Pamela Price has a right to her beliefs. One of her beliefs is that “children,” which is to say anyone below the age of 21, should not be punished with the full force of the law, no matter how evil the criminal act they committed may be. Thus, she said the other day: “Anytime we take a child into custody, we are impacting that child in a very deep way. And my charge is to make sure that the system does not destroy them.”
In fact, Pamela Price doesn’t want “children” to be arrested at all. Now, we all know that some of the “children” Price is so dedicated to helping out are monsters. With their fetish for guns and an almost complete absence of empathy or morality, they kill and maim Oaklanders. They don’t like to work normal jobs (and in most cases have no qualifications to do so), so they make money through criminality. That means that your car, your wallet, the sanctuary of your house or apartment is wide open to them, if they want to take it. Therefore, when Price says that “we are impacting that child in a very deep way” if we take him into custody, she conveniently overlooks that fact that the “child” already is damaged and dangerous. She also overlooks, deliberately, the “impact” the “child” has on the rest of us. This impact clearly is a negative one. The reason so many people are reluctant to walk the streets after dark is because nighttime is when these feral “children” emerge, in their search for prey and loot.
I get so tired of this ongoing debate about how to properly deal with criminal young people. Whatever happened to punishment? Several millennia of human experience has shown that “spare the rod, spoil the child” is a basic truth. Children are feral. They have yet to learn the basic rules of civilized conduct. Learning is a slow process that takes many years, and in some cases is never accomplished. Humans also have learned the necessity of isolating feral individuals for the greater good of society. It may be sad to see a young person willingly throw his life away due to the personal choice of being a criminal, but that person made the choice, and thus has to live with the consequences.

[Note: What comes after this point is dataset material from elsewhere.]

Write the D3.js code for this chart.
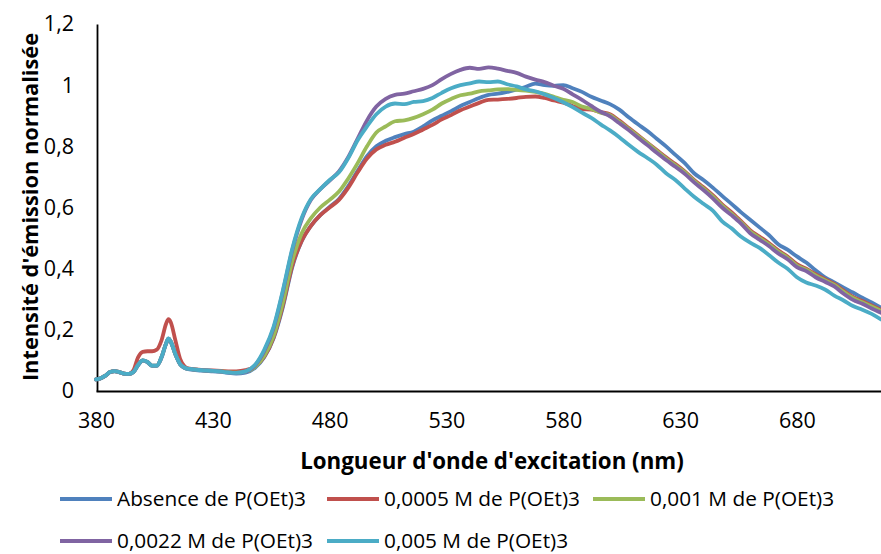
<!DOCTYPE html>
<html>
<head>
<meta charset="utf-8">
<script src="https://cdn.jsdelivr.net/npm/d3@7"></script>
<style>
  body { margin: 0; background: #fff; }
  text { font-family: "Open Sans", sans-serif; fill: #000; }
  .axisTitle { font-weight: bold; }
</style>
</head>
<body>
<div id="chart"></div>
<script>
var svgWidth = 881;
var svgHeight = 554;

// wavelengths (nm)
var wavelengths = [380, 382, 384, 386, 388, 390, 392, 394, 396, 398, 400, 402, 404, 406, 408, 410, 411, 412, 414, 416, 418, 420, 425, 430, 435, 440,
  444, 448, 452, 456, 460, 464, 468, 472, 476, 480, 484, 488, 492, 496, 500, 504, 508, 512, 516, 520, 524, 528, 532, 536, 540,
  544, 548, 552, 556, 560, 564, 568, 572, 576, 580, 584, 588, 592, 596, 600, 604, 608, 612, 616, 620, 624, 628, 632, 636, 640,
  644, 648, 652, 656, 660, 664, 668, 672, 676, 680, 684, 688, 692, 696, 700, 704, 708, 712, 716];

var seriesNames = ["Absence de P(OEt)3", "0,0005 M de P(OEt)3", "0,001 M de P(OEt)3", "0,0022 M de P(OEt)3", "0,005 M de P(OEt)3"];

var absence = [0.037, 0.041, 0.049, 0.061, 0.064, 0.061, 0.057, 0.055, 0.061, 0.084, 0.099, 0.094, 0.082, 0.082, 0.108, 0.155, 0.170, 0.160, 0.119, 0.087, 0.075, 0.071, 0.067, 0.064, 0.061, 0.057,
  0.060, 0.075, 0.110, 0.172, 0.275, 0.405, 0.490, 0.540, 0.575, 0.602, 0.628, 0.670, 0.720, 0.768, 0.800, 0.818, 0.830, 0.840, 0.848, 0.865, 0.885, 0.900, 0.915, 0.932, 0.945,
  0.958, 0.968, 0.972, 0.978, 0.985, 0.995, 1.005, 1.000, 0.998, 1.000, 0.990, 0.978, 0.962, 0.950, 0.938, 0.920, 0.895, 0.872, 0.850, 0.825, 0.800, 0.772, 0.745, 0.712, 0.690,
  0.665, 0.638, 0.612, 0.585, 0.560, 0.535, 0.510, 0.480, 0.462, 0.440, 0.420, 0.395, 0.372, 0.355, 0.338, 0.322, 0.305, 0.290, 0.272];

var m0005 = [0.038, 0.042, 0.050, 0.062, 0.065, 0.062, 0.057, 0.056, 0.068, 0.110, 0.128, 0.130, 0.130, 0.135, 0.165, 0.220, 0.235, 0.225, 0.165, 0.105, 0.080, 0.073, 0.069, 0.067, 0.065, 0.064,
  0.068, 0.080, 0.112, 0.175, 0.280, 0.410, 0.490, 0.540, 0.575, 0.600, 0.625, 0.665, 0.715, 0.760, 0.790, 0.805, 0.815, 0.828, 0.840, 0.855, 0.870, 0.888, 0.902, 0.918, 0.930,
  0.942, 0.952, 0.953, 0.955, 0.958, 0.962, 0.963, 0.958, 0.950, 0.943, 0.932, 0.922, 0.920, 0.912, 0.905, 0.884, 0.860, 0.836, 0.812, 0.788, 0.764, 0.742, 0.718, 0.690, 0.666,
  0.640, 0.610, 0.585, 0.556, 0.526, 0.505, 0.484, 0.460, 0.440, 0.415, 0.400, 0.382, 0.366, 0.350, 0.328, 0.308, 0.294, 0.280, 0.265];

var m001 = [0.038, 0.042, 0.050, 0.062, 0.065, 0.062, 0.057, 0.056, 0.062, 0.085, 0.100, 0.095, 0.083, 0.083, 0.110, 0.155, 0.171, 0.162, 0.120, 0.088, 0.076, 0.072, 0.068, 0.066, 0.063, 0.060,
  0.063, 0.078, 0.115, 0.180, 0.290, 0.425, 0.515, 0.565, 0.600, 0.625, 0.652, 0.695, 0.745, 0.800, 0.845, 0.865, 0.882, 0.885, 0.893, 0.905, 0.920, 0.940, 0.955, 0.967, 0.972,
  0.980, 0.983, 0.986, 0.987, 0.985, 0.982, 0.978, 0.972, 0.962, 0.952, 0.945, 0.930, 0.922, 0.910, 0.902, 0.880, 0.857, 0.833, 0.810, 0.785, 0.760, 0.738, 0.715, 0.687, 0.662,
  0.636, 0.606, 0.580, 0.552, 0.522, 0.500, 0.480, 0.456, 0.436, 0.410, 0.397, 0.378, 0.362, 0.347, 0.324, 0.304, 0.290, 0.276, 0.262];

var m0022 = [0.038, 0.042, 0.050, 0.062, 0.065, 0.062, 0.057, 0.056, 0.062, 0.085, 0.100, 0.095, 0.083, 0.083, 0.110, 0.155, 0.171, 0.162, 0.120, 0.088, 0.076, 0.072, 0.068, 0.066, 0.062, 0.059,
  0.063, 0.083, 0.130, 0.205, 0.325, 0.460, 0.560, 0.625, 0.660, 0.688, 0.718, 0.765, 0.825, 0.885, 0.930, 0.955, 0.968, 0.972, 0.980, 0.988, 1.000, 1.020, 1.037, 1.050, 1.057,
  1.053, 1.058, 1.054, 1.047, 1.040, 1.028, 1.018, 1.010, 0.998, 0.988, 0.970, 0.952, 0.932, 0.913, 0.898, 0.876, 0.853, 0.828, 0.804, 0.779, 0.755, 0.733, 0.710, 0.682, 0.657,
  0.630, 0.600, 0.575, 0.548, 0.516, 0.495, 0.474, 0.450, 0.431, 0.405, 0.392, 0.372, 0.357, 0.342, 0.318, 0.298, 0.285, 0.270, 0.256];

var m005 = [0.038, 0.042, 0.050, 0.062, 0.065, 0.062, 0.057, 0.056, 0.062, 0.085, 0.100, 0.095, 0.083, 0.083, 0.110, 0.155, 0.172, 0.162, 0.120, 0.088, 0.076, 0.072, 0.068, 0.066, 0.062, 0.059,
  0.064, 0.085, 0.135, 0.210, 0.330, 0.465, 0.565, 0.628, 0.660, 0.690, 0.715, 0.762, 0.820, 0.865, 0.905, 0.930, 0.940, 0.938, 0.945, 0.948, 0.958, 0.975, 0.990, 1.000, 1.006,
  1.012, 1.010, 1.012, 1.003, 0.996, 0.986, 0.980, 0.970, 0.958, 0.944, 0.928, 0.910, 0.893, 0.872, 0.852, 0.830, 0.805, 0.782, 0.762, 0.740, 0.712, 0.690, 0.662, 0.635, 0.612,
  0.590, 0.555, 0.532, 0.505, 0.485, 0.468, 0.445, 0.420, 0.400, 0.372, 0.355, 0.345, 0.332, 0.312, 0.296, 0.278, 0.266, 0.252, 0.234];

var xTicks = [380, 430, 480, 530, 580, 630, 680];
var yTicks = [0, 0.2, 0.4, 0.6, 0.8, 1, 1.2];
var colors = ["#4f81bd", "#c0504d", "#9bbb59", "#8064a2", "#4bacc6"];

var allSeries = [absence, m0005, m001, m0022, m005];

var svg = d3.select("#chart")
  .append("svg")
  .attr("width", svgWidth)
  .attr("height", svgHeight);

var xScale = d3.scaleLinear()
  .domain([380, 716])
  .range([96, 881]);

var yScale = d3.scaleLinear()
  .domain([0, 1.2])
  .range([391, 24]);

var fr = d3.formatLocale({ decimal: ",", thousands: " ", grouping: [3], currency: ["", "€"] });
var yFormat = fr.format("~g");

var bottomAxis = d3.axisBottom(xScale)
  .tickValues(xTicks)
  .tickSize(0)
  .tickPadding(22);

var leftAxis = d3.axisLeft(yScale)
  .tickValues(yTicks)
  .tickSize(0)
  .tickPadding(23)
  .tickFormat(yFormat);

var xAxisG = svg.append("g")
  .attr("transform", "translate(0, 391)")
  .call(bottomAxis);

var yAxisG = svg.append("g")
  .attr("transform", "translate(97, 0)")
  .call(leftAxis);

[xAxisG, yAxisG].forEach(function(g) {
  g.select(".domain").attr("stroke", "#000").attr("stroke-width", 1.8);
  g.selectAll("text")
    .style("font-family", "'Open Sans', sans-serif")
    .style("font-size", "21.5px")
    .attr("fill", "#000");
});

var line = d3.line()
  .x(function(d, i) { return xScale(wavelengths[i]); })
  .y(function(d) { return yScale(d); })
  .curve(d3.curveMonotoneX);

svg.append("g")
  .selectAll("path")
  .data(allSeries)
  .enter()
  .append("path")
  .attr("d", line)
  .attr("fill", "none")
  .attr("stroke", function(d, i) { return colors[i]; })
  .attr("stroke-width", 3.8)
  .attr("stroke-linejoin", "round")
  .attr("stroke-linecap", "round");

// axis titles
svg.append("text")
  .attr("class", "axisTitle")
  .attr("x", 492)
  .attr("y", 469)
  .attr("text-anchor", "middle")
  .style("font-size", "22.3px")
  .text("Longueur d'onde d'excitation (nm)");

svg.append("text")
  .attr("class", "axisTitle")
  .attr("transform", "translate(38, 207) rotate(-90)")
  .attr("text-anchor", "middle")
  .style("font-size", "21.8px")
  .text("Intensité d'émission normalisée");

// legend
var legendCols = [60, 327, 593];
var legendRows = [499, 541];
var legend = svg.append("g")
  .selectAll("g")
  .data(seriesNames)
  .enter()
  .append("g")
  .attr("transform", function(d, i) {
    return "translate(" + legendCols[i % 3] + "," + legendRows[Math.floor(i / 3)] + ")";
  });

legend.append("line")
  .attr("x1", 0)
  .attr("x2", 52)
  .attr("stroke", function(d, i) { return colors[i]; })
  .attr("stroke-width", 3.8);

legend.append("text")
  .attr("x", 57)
  .attr("dy", "0.35em")
  .style("font-size", "20.8px")
  .text(function(d) { return d; });
</script>
</body>
</html>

The threat, therefore, that Pamela Price poses is that she will refuse to indict criminals below the age of 21, in the mistaken belief that they are “children” whose lives can be salvaged. In some cases, this may be true. In many cases, it isn’t. We can’t know whether any particular criminal can be rehabilitated in advance, because we’re not fortune tellers. My preference, therefore, is to hope for the best, but prepare for the worst: in other words, common sense. Consider, say, a 17-year old male who’s just been arrested for shooting someone in a drug-related gang war. That male already has a long record of crimes, including auto theft, assault, illegal possession of a firearm and parole violation. Is it likely that the young man will be rehabilitated? Or do the odds favor a continued pattern of criminal behavior, becoming more and more frequent and violent as he enters his twenties?
Pamela Price says, “Oh, he’s just a misguided boy, driven to making mistakes by a racist culture of white supremacy and vicious cops.” I say, with all due respect, “Ms. Price, you’re out of your mind.”